How R&D teams extract chemical compounds from competitors’ patents
Here’s a breakdown of how R&D teams analyze and extract information from competitors’ patents, a critical process when deciding what chemicals to develop and for which applications.
Many R&D teams struggle under the heavy weight of patents they must analyze to stay competitive. To make matters more complicated, competitors often obscure new chemical compounds in patents. For example, if you need to identify all possible derivatives of a main chemical compound that your competitor has tested, the information might not be presented clearly in their patents.
We’ve seen patents where hydrogen has been annotated as ‘hydrogen’, the letter ‘H’ and as a chemical image of the atom, all in different rows and columns of a table. In other words, it’s hard for people and machines to quickly figure out the eventual form of those derivatives.

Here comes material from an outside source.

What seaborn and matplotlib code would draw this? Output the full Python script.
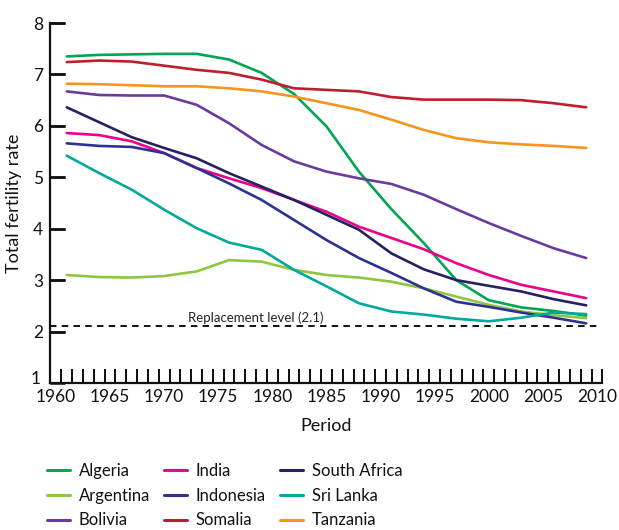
import matplotlib
matplotlib.use("Agg")
import matplotlib.pyplot as plt
from matplotlib.ticker import FixedLocator
from matplotlib.transforms import ScaledTranslation
import seaborn as sns
import pandas as pd

years = [1961, 1964, 1967, 1970, 1973, 1976, 1979, 1982, 1985, 1988, 1991,
         1994, 1997, 2000, 2003, 2006, 2009]

algeria = [7.35, 7.38, 7.39, 7.40, 7.40, 7.29, 7.03, 6.62, 5.99, 5.11, 4.38,
           3.72, 3.00, 2.61, 2.47, 2.40, 2.31]
argentina = [3.10, 3.06, 3.05, 3.08, 3.17, 3.39, 3.36, 3.20, 3.10, 3.05, 2.97,
             2.84, 2.68, 2.52, 2.39, 2.32, 2.26]
bolivia = [6.67, 6.60, 6.59, 6.59, 6.41, 6.05, 5.63, 5.31, 5.11, 4.98, 4.87,
           4.66, 4.38, 4.11, 3.86, 3.62, 3.43]
india = [5.86, 5.82, 5.70, 5.47, 5.18, 4.98, 4.79, 4.56, 4.33, 4.04, 3.82,
         3.60, 3.33, 3.10, 2.91, 2.78, 2.65]
indonesia = [5.66, 5.61, 5.59, 5.47, 5.18, 4.88, 4.56, 4.17, 3.78, 3.43, 3.14,
             2.84, 2.58, 2.48, 2.37, 2.27, 2.16]
somalia = [7.24, 7.27, 7.25, 7.17, 7.09, 7.03, 6.90, 6.73, 6.70, 6.67, 6.56,
           6.51, 6.51, 6.51, 6.50, 6.44, 6.36]
south_africa = [6.36, 6.07, 5.78, 5.57, 5.37, 5.08, 4.82, 4.56, 4.27, 3.98, 3.52,
                3.21, 3.00, 2.89, 2.78, 2.63, 2.51]
sri_lanka = [5.42, 5.08, 4.76, 4.37, 4.01, 3.73, 3.59, 3.20, 2.88, 2.55, 2.39,
             2.33, 2.25, 2.20, 2.27, 2.37, 2.34]
tanzania = [6.82, 6.81, 6.79, 6.77, 6.77, 6.73, 6.67, 6.57, 6.44, 6.31, 6.12,
            5.92, 5.76, 5.68, 5.64, 5.61, 5.57]

countries = ["Algeria", "Argentina", "Bolivia", "India", "Indonesia", "Somalia",
             "South Africa", "Sri Lanka", "Tanzania"]
series = [algeria, argentina, bolivia, india, indonesia, somalia,
          south_africa, sri_lanka, tanzania]
colors = ["#00a651", "#8dc63f", "#6a3b9c", "#ec008c", "#2e3192", "#be1e2d",
          "#262262", "#00a99d", "#f7941d"]

replacement_level = 2.1
x_tick_labels = [1960, 1965, 1970, 1975, 1980, 1985, 1990, 1995, 2000, 2005, 2010]
y_ticks = [1, 2, 3, 4, 5, 6, 7, 8]

rows = []
for c, vals in zip(countries, series):
    for y, v in zip(years, vals):
        rows.append({"Period": y, "Total fertility rate": v, "Country": c})
df = pd.DataFrame(rows)

sns.set_theme(style="ticks")
FONT = ["Lato", "DejaVu Sans"]
plt.rcParams["font.family"] = FONT

fig = plt.figure(figsize=(6.19, 5.30), dpi=100)
ax = fig.add_axes([50 / 619, 1 - 383 / 530, (602.4 - 50) / 619, (383 - 23) / 530])

sns.lineplot(data=df, x="Period", y="Total fertility rate", hue="Country",
             hue_order=countries, palette=dict(zip(countries, colors)),
             linewidth=1.9, ax=ax, legend=True)
handles, labels = ax.get_legend_handles_labels()
ax.get_legend().remove()

ax.axhline(replacement_level, color="black", linewidth=1.3,
           linestyle=(0, (3.6, 2.9)), xmin=0, xmax=0.995, zorder=1)
ax.text(1978.5, replacement_level + 0.04, "Replacement level (2.1)",
        ha="center", va="bottom", fontsize=9.5, color="#222222")

ax.set_xlim(1959.45, 2010.5)
ax.set_ylim(1, 8)
ax.set_xticks(x_tick_labels)
ax.set_xticklabels([str(t) for t in x_tick_labels])
year_marks = [t + 0.5 for t in range(1960, 2011)]
ax.xaxis.set_minor_locator(FixedLocator(year_marks))
ax.set_yticks(y_ticks)

ax.tick_params(axis="x", which="major", bottom=False, length=0, pad=4,
               labelsize=12.5, labelcolor="#111111")
ax.tick_params(axis="x", which="minor", bottom=True, direction="in",
               length=10, width=1.4, color="#111111")
ax.tick_params(axis="y", which="major", left=True, direction="in",
               length=11, width=1.8, pad=5, labelsize=12.5,
               color="#111111", labelcolor="#111111")

# tick marks also drawn explicitly, pointing into the plot
ax.vlines(year_marks, 0, 14 / 360, transform=ax.get_xaxis_transform(),
          colors="#111111", linewidth=1.4, clip_on=False, zorder=10)
ax.hlines(y_ticks[1:], 0, 15 / 552.4, transform=ax.get_yaxis_transform(),
          colors="#111111", linewidth=1.8, clip_on=False, zorder=10)

for s in ["top", "right"]:
    ax.spines[s].set_visible(False)
for s in ["left", "bottom"]:
    ax.spines[s].set_color("#111111")
    ax.spines[s].set_linewidth(1.6)

ax.set_xlabel("Period", fontsize=13, labelpad=10, color="#111111")
ax.set_ylabel("Total fertility rate", fontsize=13, labelpad=6, color="#111111")

fig.canvas.draw()
for lab in ax.get_yticklabels():
    if lab.get_text() == "1":
        lab.set_transform(lab.get_transform() +
                          ScaledTranslation(-2 / 72, 4 / 72, fig.dpi_scale_trans))

col_x = [47, 164, 280]
for i in range(3):
    leg = fig.legend(handles[i * 3:(i + 1) * 3], labels[i * 3:(i + 1) * 3],
                     loc="upper left",
                     bbox_to_anchor=(col_x[i] / 619, 1 - 463 / 530),
                     frameon=False, fontsize=12, handlelength=1.4,
                     handletextpad=0.5, borderpad=0, borderaxespad=0,
                     labelspacing=0.52)
    for line in leg.get_lines():
        line.set_linewidth(2.2)
    for t in leg.get_texts():
        t.set_color("#111111")

fig.savefig("out.png", dpi=100)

Albeit a critical task to identify market opportunities and innovate faster, manually analyzing patents is extremely laborious and time-consuming.
Read competitors’ patents faster to innovate faster
Needless to say, it’s crucial to have a thorough understanding of current and future trends in today’s competitive market. By staying up to date on your competitors’ latest developments, you’re in a position to better understand your products’ advantages and disadvantages, and where you can add value to your offerings. Moreover, designing a winning product development strategy demands a thorough understanding of both market needs as well as current offerings.
Using artificial intelligence can reduce months of manual work to minutes — and the process is pretty straight forward. Depending on the type of patents, the machine can extract up to 60 patents in 2 minutes with 90% accuracy. This enables patent analysts to spend their time analyzing the chemical compounds and make patent decisions.
How to extract information from competitors’ patents
Automating the analysis of competitors’ patents follows four steps.
1. Input: competitors’ patents
First, you upload all the patents you’d like to extract information from to the machine, similar to how you would upload documents to any software.
2. Automation: Iris.ai machine working procedure
When the patents are uploaded, our engine detects and identifies all tables and chemical compounds which have open bonds to be replaced by various substituents. The machine then picks substituents from different rows and columns, and replaces them in the correct place in the main chemical compound. The result is newly formed chemical derivatives in different formats e.g. SMILE strings, images, etc.
3. Output: all implicit derivative compounds from explicit tables
Finally, when the machine has generated all possible derivatives, it creates a table which contains information about which table they are taken from, their SMILE strings as well as their chemical structure images.
Key takeaways
To stay competitive, R&D teams sift through hundreds of patents to identify market opportunities. Developments in artificial intelligence enable them to automate the most manual tasks, to identify and extract chemical compounds in patents, freeing up time which they can spend analyzing the market and making patent decisions.